In the spirit of politics isn’t about policy, Shelby Steele:
The original goal of affirmative action was to achieve two redemptions simultaneously. As society gave a preference to its former victims in employment and education, it hoped to redeem both those victims and itself. When America — the world’s oldest and most unequivocal democracy — finally acknowledged in the 1960s its heartless betrayal of democracy where blacks were concerned, the loss of moral authority was profound. …
Affirmative action has always been more about the restoration of legitimacy to American institutions than the uplift of blacks and other minorities. For 30 years after its inception, no one even bothered to measure its effectiveness in minority progress. … Research … has completely failed to show that affirmative action ever closes the academic gap between minorities and whites. …

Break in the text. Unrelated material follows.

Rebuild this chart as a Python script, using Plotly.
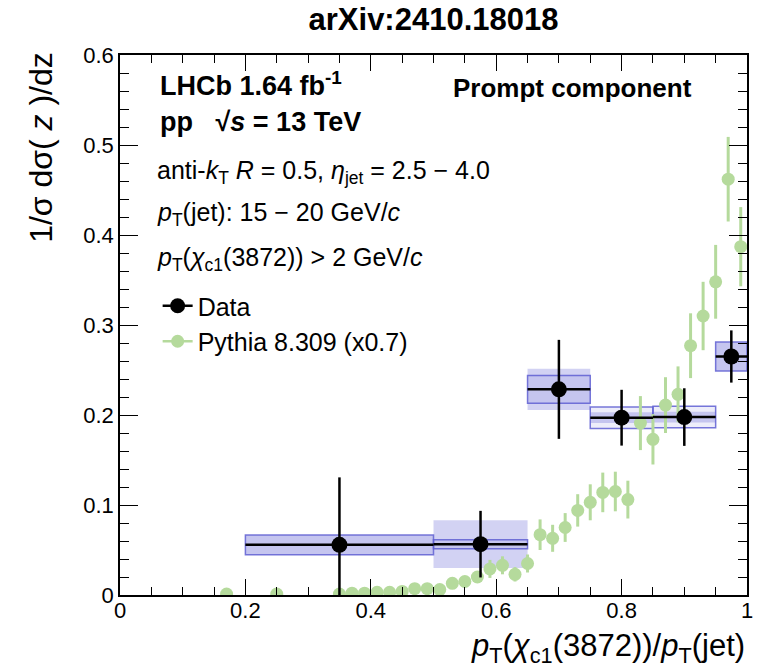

But affirmative action has been quite effective in its actual, if unacknowledged, purpose. It has restored moral authority and legitimacy to American institutions. When the Supreme Court seemed ready to nullify the idea of racial preferences in the 2003 University of Michigan affirmative action cases, more than 100 amicus briefs — more than for any other case in U.S. history — were submitted to the court by American institutions in support of group preferences. Yet there was no march on Washington by tens of thousands of blacks demanding affirmative action, not even a threat of such a move from a people who had “marched” their way to freedom in the ’60s. In 2003, the possible end of racial preferences did not panic minorities; it panicked institutional America.
So the question that followed from the Michigan cases — how long will minorities need some form of racial preferences? — is the wrong question. A better question is: How long it will take American institutions to feel legitimate without granting racial preferences? … Disparate impact and racial preferences … are “white guilt” legalisms created after the ’60s as fast tracks to moral authority. They apologize for presumed white wrongdoing and offer recompense to minorities before any actual discrimination has been documented. …

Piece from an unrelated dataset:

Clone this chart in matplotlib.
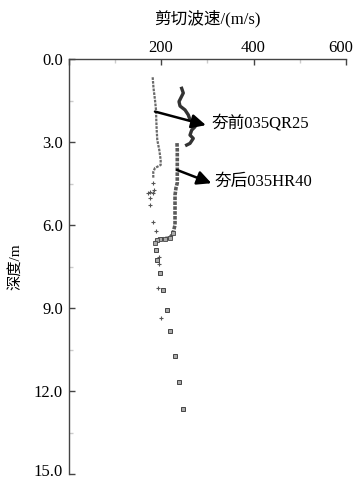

Today’s “black” problem is underdevelopment, not discrimination. Success in modernity will demand profound cultural changes — changes in child-rearing, a restoration of marriage and family, a focus on academic rigor, a greater appreciation of entrepreneurialism and an embrace of individual development as the best road to group development.
Whites are embarrassed to speak forthrightly about black underdevelopment, and blacks are too proud to openly explore it for all to see. So, by unspoken agreement, we discuss black underdevelopment in a language of discrimination and injustice. We rejoin the exhausted affirmative action debate as if it really mattered, and we do not acknowledge that this underdevelopment is primarily a black responsibility.
Our policies are often not about what we say and think they are about. Each side in politics is better at seeing through other sides’ hypocricies; don’t assume that because you see many of their hypocricies and few on your side, that you don’t have just as many.
Added: This morning’s Post says it is living in poor neighborhoods that most impoverishes middle class black kids. Doesn’t sound much like discrimination.